AUTHOR=Simelane Nokuphila Winifred Nompumelelo , Abrahamse Heidi 

TITLE=Zinc phthalocyanine loaded- antibody functionalized nanoparticles enhance photodynamic therapy in monolayer (2-D) and multicellular tumour spheroid (3-D) cell cultures

JOURNAL=Frontiers in Molecular Biosciences

VOLUME=Volume 10 - 2023

YEAR=2024

URL=https://www.frontiersin.org/journals/molecular-biosciences/articles/10.3389/fmolb.2023.1340212

DOI=10.3389/fmolb.2023.1340212

ISSN=2296-889X

ABSTRACT=In conventional photodynamic therapy (PDT), effective delivery of photosensitizers (PS) to cancer cells can be challenging, prompting the exploration of active targeting as a promising strategy to enhance PS delivery. Typically, two-dimensional (2-D) monolayer cell culture models are used for investigating targeted photodynamic therapy. However, despite their ease of use, these cell culture models come with certain limitations due to their structural simplicity when compared to threedimensional (3-D) cell culture models such as multicellular tumour spheroids (MCTSs). In this study, we prepared gold nanoparticles (AuNPs) that were functionalized with antibodies and loaded with tetra sulphonated zinc phthalocyanine (ZnPcS4). Characterization techniques including transmission electron microscopy (TEM) was used to determine the size and morphology of the prepared nanoconjugates. TEM micrographs revealed small, well distributed, and spherical shaped nanoparticles. We also conducted a comparative investigation to assess the photodynamic effects of ZnPcS4 alone and/or conjugated to the bioactively functionalized nanodelivery system in colorectal Caco-2 cells cultured in both in vitro 2-D monolayers and 3-D MCTSs. Our results demonstrated that biofunctional nanoparticles mediated PDT significantly inhibited cell proliferation and induced apoptosis in Caco-2 cancer monolayers and, to a lesser extent, in Caco-2 MCTSs. Live/dead assays further elucidated the impact of actively targeted nanoparticles-photosensitizer nanobioconjugate, revealing enhanced cytotoxicity in 2-D cultures, with a notable increase in dead cells post-PDT. In 3-D spheroids, however, while the presence of nanoparticles facilitated improved therapeutic outcomes, the live/ dead results showed a higher number of viable cells after PDT treatment compared to their 2-D monolayer counterparts suggesting that MCTSs showed more resistance to PS drug as compared to 2-D monolayers.
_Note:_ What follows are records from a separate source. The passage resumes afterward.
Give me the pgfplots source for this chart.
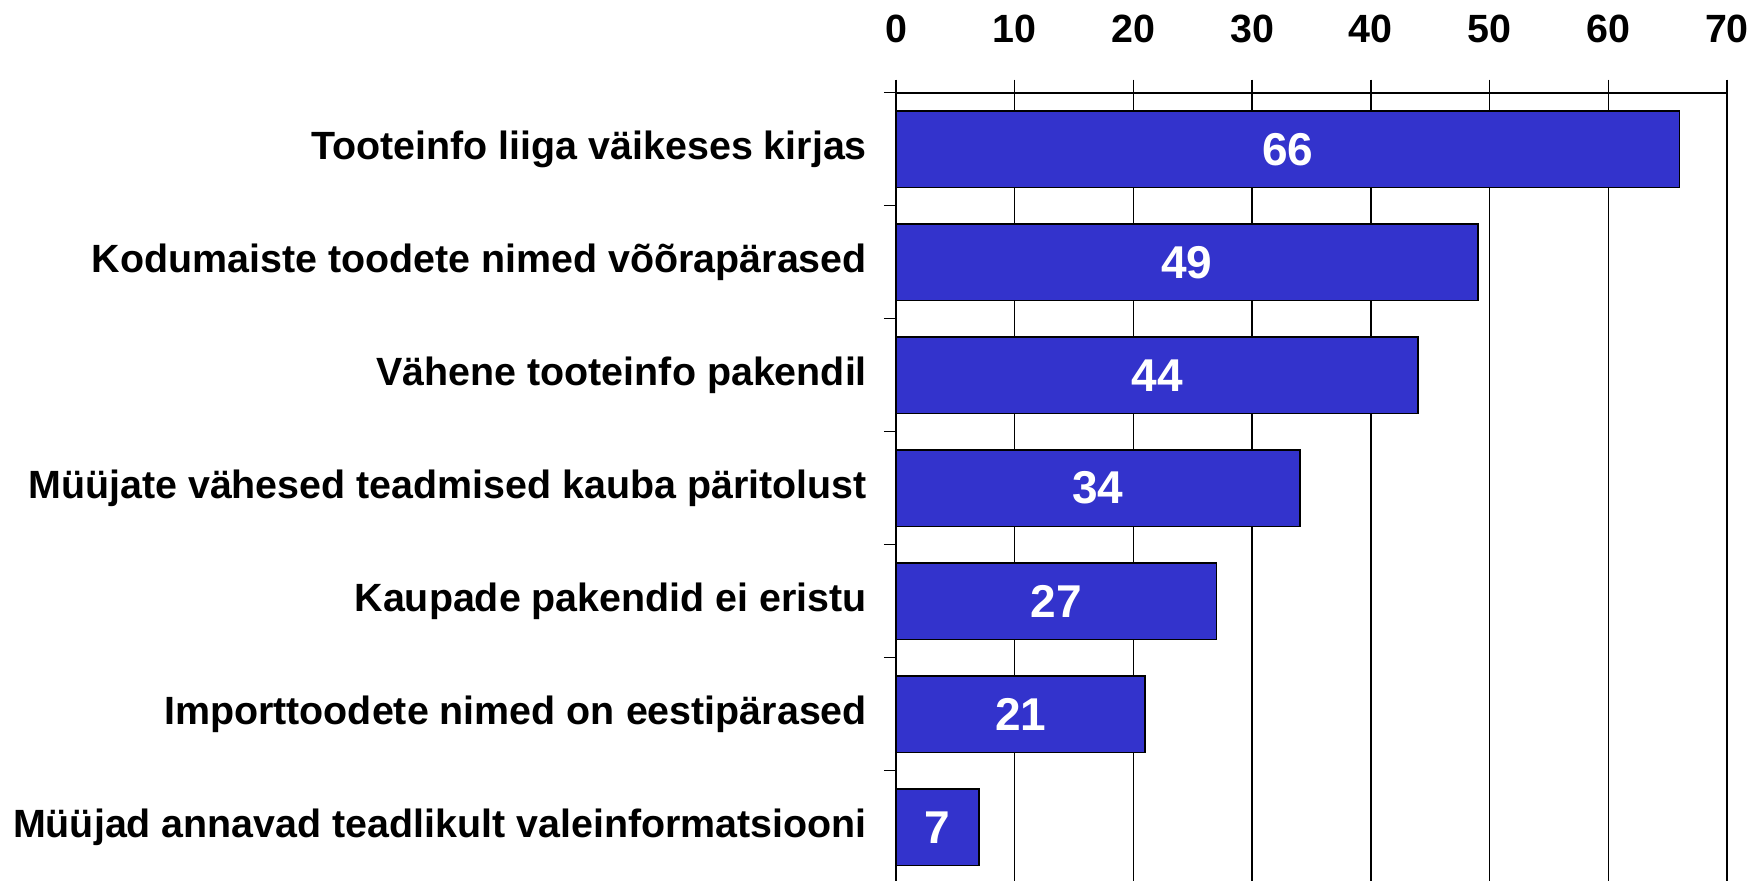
\documentclass[border=0pt]{standalone}
\usepackage{fontspec}
\setmainfont{Liberation Sans}
\usepackage{pgfplots}
\pgfplotsset{compat=1.18}
\usepackage{pgfplotstable}
\definecolor{barblue}{HTML}{3333CC}

\pgfplotstableread{
y v
6 66
5 49
4 44
3 34
2 27
1 21
0 7
}\datatable

\begin{document}
\begin{tikzpicture}
\begin{axis}[name=ax, scale only axis, width=415.5pt, height=395.5pt,
 xmin=0, xmax=70, ymin=-0.5, ymax=6.5,
 axis x line=top, axis y line=left, axis line style={-, line width=0.9pt, black},
 xtick={0,10,...,70}, xmajorgrids, grid style={black, line width=0.75pt},
 tick align=outside, major tick length=6.5pt,
 major x tick style={line width=0.75pt, black},
 ytick={0,...,6},
 yticklabels={Müüjad annavad teadlikult valeinformatsiooni, Importtoodete nimed on eestipärased, Kaupade pakendid ei eristu, Müüjate vähesed teadmised kauba päritolust, Vähene tooteinfo pakendil, Kodumaiste toodete nimed võõrapärased, Tooteinfo liiga väikeses kirjas},
 major y tick style={draw=none},
 minor ytick={-0.5,0.5,...,6.5}, minor tick length=6pt,
 minor y tick style={black, line width=0.75pt},
 ticklabel style={font=\fontsize{19.7}{22}\selectfont\bfseries},
 /pgf/number format/assume math mode=true,
 xticklabel style={yshift=14.7pt},
 yticklabel style={xshift=-4.5pt},
 clip=false]
\addplot[xbar, fill=barblue, draw=black, line width=0.9pt, bar width=38.3pt] table[x=v, y=y]{\datatable};
\addplot[draw=none, mark=none, nodes near coords, point meta=explicit,
 every node near coord/.style={anchor=center, text=white, font=\fontsize{23}{26}\selectfont\bfseries}]
 table[x expr=\thisrow{v}/2, y=y, meta=v]{\datatable};
\end{axis}
\pgfresetboundingbox
\path[use as bounding box] ([shift={(-448pt,46.35pt)}]ax.north west) rectangle ([shift={(427.5pt,-393.65pt)}]ax.north west);
\end{tikzpicture}
\end{document}
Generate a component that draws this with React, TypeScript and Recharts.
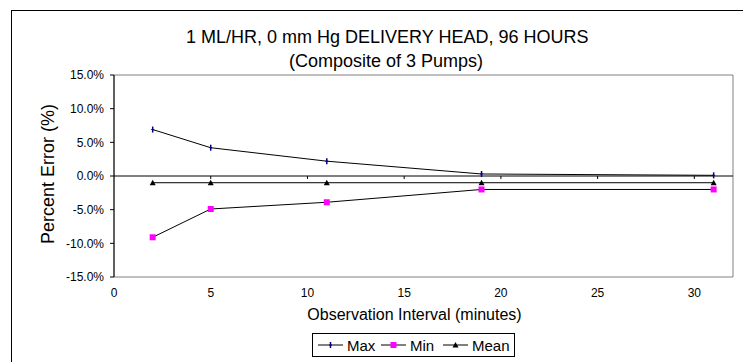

These findings suggest a high therapeutic potential for the multifunctional nanoparticles as a photosensitizer nanodelivery system for colorectal cancer PDT. Furthermore, the choice of cell culture model influenced the response of cancer cells to PDT treatment, highlighting the feasibility of using MCTSs for targeted PS delivery to colorectal cancer cells.